▶ _What is asked_: Find each line with the string "that" and copy it.

▶ _Dataset excerpt_:
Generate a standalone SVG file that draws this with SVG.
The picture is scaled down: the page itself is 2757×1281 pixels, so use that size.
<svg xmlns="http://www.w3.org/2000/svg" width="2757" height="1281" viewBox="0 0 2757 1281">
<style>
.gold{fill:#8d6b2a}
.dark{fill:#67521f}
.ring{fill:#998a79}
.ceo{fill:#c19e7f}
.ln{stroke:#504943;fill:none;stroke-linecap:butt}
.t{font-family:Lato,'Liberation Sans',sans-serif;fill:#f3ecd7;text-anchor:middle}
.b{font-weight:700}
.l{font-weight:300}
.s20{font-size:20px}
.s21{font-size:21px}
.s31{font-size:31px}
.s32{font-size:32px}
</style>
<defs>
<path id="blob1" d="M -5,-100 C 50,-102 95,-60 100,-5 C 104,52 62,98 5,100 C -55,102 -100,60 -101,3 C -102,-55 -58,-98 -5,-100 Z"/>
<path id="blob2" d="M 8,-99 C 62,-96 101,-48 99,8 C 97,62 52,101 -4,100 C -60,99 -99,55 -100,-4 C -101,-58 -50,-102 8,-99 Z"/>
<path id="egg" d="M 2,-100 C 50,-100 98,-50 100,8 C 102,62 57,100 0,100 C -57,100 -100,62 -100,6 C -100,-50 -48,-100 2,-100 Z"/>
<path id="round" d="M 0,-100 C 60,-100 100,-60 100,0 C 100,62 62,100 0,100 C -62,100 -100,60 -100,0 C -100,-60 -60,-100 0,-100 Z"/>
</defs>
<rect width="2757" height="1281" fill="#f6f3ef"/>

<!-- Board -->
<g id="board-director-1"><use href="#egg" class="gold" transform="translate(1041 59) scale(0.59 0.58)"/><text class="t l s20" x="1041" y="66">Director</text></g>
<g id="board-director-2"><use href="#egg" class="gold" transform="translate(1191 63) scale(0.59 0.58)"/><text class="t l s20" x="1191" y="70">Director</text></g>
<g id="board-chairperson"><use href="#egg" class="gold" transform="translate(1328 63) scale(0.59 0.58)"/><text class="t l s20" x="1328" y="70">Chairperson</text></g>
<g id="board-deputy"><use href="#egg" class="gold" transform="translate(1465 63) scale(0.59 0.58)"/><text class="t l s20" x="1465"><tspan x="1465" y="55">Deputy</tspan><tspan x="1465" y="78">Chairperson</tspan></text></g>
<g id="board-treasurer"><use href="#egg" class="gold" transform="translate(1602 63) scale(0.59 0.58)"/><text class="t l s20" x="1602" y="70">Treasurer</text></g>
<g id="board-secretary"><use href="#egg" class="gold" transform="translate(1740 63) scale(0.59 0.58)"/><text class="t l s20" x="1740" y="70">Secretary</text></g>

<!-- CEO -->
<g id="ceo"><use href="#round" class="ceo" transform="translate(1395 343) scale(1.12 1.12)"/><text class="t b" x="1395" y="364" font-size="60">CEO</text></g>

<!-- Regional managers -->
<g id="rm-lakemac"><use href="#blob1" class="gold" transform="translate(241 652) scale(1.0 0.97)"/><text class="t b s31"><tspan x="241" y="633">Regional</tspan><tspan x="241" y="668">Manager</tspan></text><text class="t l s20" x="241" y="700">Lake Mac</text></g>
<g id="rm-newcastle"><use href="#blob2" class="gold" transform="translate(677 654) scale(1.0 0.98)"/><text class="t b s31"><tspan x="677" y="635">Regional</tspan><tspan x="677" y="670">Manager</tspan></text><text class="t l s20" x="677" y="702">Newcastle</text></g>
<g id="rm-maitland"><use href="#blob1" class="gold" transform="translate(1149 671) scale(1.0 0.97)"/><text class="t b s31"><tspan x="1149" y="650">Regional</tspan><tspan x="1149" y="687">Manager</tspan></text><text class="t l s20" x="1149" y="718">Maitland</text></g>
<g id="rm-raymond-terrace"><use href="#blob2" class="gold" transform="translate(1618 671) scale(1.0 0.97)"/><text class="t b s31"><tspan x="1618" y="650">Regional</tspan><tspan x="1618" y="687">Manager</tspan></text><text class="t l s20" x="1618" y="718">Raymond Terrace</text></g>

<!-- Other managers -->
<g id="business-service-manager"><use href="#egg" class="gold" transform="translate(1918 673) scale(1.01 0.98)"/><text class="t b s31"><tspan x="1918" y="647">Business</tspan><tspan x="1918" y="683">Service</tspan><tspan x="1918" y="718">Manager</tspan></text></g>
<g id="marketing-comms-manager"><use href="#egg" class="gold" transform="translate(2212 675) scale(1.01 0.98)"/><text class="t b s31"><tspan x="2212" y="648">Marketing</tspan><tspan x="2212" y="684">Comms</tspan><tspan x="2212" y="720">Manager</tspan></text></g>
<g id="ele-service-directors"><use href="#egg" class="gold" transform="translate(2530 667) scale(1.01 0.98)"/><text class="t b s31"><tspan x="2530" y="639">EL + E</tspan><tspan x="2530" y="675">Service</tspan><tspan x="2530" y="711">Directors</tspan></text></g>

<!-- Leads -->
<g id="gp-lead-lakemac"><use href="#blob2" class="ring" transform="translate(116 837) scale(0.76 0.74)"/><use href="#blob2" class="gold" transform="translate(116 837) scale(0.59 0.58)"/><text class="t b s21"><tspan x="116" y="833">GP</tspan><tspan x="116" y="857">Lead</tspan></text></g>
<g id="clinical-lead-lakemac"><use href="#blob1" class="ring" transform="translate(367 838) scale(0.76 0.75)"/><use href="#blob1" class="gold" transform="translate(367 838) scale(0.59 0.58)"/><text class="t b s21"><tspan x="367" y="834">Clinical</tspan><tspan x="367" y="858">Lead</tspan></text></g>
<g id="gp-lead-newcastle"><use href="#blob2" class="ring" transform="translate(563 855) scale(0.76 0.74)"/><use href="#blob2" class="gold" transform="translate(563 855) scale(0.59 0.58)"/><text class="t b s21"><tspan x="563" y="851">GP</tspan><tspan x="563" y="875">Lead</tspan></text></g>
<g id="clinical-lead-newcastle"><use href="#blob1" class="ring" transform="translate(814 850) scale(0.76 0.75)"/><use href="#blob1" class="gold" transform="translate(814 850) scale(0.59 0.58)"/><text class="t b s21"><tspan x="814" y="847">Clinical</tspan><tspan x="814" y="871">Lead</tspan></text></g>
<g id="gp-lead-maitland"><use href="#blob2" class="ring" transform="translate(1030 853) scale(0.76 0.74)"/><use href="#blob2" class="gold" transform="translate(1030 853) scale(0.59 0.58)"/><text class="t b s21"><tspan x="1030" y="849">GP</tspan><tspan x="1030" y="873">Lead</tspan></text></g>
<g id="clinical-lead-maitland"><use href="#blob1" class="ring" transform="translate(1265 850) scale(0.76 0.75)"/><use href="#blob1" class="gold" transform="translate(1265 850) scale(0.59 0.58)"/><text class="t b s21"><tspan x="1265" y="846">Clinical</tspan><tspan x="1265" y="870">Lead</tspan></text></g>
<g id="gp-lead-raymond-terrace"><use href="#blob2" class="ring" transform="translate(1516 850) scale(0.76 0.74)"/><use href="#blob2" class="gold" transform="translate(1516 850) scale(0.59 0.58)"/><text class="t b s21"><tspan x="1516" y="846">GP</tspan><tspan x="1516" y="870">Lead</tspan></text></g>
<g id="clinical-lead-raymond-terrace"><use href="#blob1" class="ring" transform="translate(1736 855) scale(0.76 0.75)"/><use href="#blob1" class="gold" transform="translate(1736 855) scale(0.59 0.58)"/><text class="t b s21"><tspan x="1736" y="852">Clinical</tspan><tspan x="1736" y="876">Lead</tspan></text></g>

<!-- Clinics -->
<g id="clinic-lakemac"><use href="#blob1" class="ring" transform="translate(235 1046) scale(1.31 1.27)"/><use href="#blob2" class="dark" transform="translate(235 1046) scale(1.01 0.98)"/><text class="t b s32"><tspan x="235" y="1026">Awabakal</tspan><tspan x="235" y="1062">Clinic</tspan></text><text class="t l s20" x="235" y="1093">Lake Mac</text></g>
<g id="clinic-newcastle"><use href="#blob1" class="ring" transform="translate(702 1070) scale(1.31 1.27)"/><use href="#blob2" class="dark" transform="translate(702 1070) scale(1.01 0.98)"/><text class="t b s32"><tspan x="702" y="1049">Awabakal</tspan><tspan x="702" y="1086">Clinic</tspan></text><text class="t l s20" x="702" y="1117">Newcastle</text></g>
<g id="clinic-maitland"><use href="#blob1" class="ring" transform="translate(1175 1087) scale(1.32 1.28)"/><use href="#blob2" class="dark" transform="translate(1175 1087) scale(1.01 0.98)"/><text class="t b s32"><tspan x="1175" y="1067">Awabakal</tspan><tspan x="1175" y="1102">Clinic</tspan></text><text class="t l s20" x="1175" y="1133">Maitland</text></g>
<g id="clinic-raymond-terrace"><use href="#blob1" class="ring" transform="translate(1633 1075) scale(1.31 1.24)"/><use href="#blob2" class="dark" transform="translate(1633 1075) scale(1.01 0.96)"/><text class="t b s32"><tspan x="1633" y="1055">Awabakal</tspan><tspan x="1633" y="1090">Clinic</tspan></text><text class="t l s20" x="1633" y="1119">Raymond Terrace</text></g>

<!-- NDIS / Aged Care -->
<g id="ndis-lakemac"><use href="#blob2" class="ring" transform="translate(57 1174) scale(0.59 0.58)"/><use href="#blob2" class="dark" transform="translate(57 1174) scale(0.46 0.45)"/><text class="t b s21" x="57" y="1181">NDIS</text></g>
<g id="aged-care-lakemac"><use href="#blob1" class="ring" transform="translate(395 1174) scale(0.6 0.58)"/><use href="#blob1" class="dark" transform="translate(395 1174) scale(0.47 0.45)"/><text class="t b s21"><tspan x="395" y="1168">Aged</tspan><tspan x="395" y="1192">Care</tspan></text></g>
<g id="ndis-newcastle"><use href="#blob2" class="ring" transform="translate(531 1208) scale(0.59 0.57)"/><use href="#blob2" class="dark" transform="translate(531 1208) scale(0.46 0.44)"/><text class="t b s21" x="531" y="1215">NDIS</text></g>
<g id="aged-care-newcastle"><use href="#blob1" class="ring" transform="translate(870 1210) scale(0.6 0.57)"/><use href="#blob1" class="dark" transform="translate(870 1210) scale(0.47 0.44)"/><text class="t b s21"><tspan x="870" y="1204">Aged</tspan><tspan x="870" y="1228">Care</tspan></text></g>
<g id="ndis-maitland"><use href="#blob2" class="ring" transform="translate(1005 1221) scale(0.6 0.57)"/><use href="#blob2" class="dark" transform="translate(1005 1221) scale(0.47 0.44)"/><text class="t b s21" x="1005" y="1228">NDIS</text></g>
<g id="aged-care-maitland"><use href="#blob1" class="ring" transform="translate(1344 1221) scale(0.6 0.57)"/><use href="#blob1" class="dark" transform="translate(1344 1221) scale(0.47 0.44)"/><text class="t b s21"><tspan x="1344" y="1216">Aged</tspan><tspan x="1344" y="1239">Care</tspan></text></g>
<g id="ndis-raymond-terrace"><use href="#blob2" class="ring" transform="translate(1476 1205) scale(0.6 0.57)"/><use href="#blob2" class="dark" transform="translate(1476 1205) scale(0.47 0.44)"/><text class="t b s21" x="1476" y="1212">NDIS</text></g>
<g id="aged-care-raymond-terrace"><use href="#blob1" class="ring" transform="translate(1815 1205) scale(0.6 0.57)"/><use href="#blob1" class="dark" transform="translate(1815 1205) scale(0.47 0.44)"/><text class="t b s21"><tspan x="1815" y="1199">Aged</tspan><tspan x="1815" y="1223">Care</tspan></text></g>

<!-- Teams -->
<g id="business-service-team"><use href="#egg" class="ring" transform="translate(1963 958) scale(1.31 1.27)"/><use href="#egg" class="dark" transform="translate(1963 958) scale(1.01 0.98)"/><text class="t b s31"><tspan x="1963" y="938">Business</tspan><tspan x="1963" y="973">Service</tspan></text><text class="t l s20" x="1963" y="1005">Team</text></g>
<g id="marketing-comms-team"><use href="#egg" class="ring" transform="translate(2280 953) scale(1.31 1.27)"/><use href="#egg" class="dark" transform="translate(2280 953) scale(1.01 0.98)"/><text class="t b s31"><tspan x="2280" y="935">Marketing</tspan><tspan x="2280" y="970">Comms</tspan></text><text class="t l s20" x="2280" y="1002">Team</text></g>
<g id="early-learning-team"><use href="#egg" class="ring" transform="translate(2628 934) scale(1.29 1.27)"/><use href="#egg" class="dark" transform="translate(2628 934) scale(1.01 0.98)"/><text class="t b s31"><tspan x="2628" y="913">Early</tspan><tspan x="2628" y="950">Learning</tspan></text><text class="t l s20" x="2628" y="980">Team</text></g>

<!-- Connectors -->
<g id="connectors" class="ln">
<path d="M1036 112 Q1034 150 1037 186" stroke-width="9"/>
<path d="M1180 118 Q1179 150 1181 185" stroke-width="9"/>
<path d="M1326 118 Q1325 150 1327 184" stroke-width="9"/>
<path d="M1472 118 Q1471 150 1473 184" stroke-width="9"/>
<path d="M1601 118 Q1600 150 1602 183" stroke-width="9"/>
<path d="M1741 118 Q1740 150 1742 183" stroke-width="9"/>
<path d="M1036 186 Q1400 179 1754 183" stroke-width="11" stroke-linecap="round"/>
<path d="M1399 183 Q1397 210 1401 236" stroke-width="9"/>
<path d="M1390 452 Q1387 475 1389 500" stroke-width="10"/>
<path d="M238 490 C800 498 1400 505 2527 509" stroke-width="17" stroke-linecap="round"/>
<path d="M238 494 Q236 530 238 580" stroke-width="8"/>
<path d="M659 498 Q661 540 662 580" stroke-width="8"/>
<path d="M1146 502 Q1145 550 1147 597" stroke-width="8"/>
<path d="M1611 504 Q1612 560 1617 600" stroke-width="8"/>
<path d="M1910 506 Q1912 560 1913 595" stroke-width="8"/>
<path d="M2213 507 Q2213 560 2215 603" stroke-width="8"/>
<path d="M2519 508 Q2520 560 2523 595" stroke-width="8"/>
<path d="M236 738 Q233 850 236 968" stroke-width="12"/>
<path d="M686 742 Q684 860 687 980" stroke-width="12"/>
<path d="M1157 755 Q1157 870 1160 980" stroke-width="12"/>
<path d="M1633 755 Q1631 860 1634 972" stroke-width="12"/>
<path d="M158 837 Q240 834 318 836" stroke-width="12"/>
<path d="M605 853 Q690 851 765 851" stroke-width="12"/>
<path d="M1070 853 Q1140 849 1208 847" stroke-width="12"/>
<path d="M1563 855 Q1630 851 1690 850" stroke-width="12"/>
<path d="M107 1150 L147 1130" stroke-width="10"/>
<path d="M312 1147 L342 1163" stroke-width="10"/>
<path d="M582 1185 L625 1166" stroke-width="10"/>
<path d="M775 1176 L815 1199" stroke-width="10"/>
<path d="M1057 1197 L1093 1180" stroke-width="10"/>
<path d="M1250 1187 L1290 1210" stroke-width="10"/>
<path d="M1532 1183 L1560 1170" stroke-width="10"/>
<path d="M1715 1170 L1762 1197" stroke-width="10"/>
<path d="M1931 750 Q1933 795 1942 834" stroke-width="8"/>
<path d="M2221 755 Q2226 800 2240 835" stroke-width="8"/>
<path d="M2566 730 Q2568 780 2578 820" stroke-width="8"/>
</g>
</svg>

▶ _Written answer_:
Generate a standalone SVG file that draws this with SVG.
The picture is scaled down: the page itself is 2757×1281 pixels, so use that size.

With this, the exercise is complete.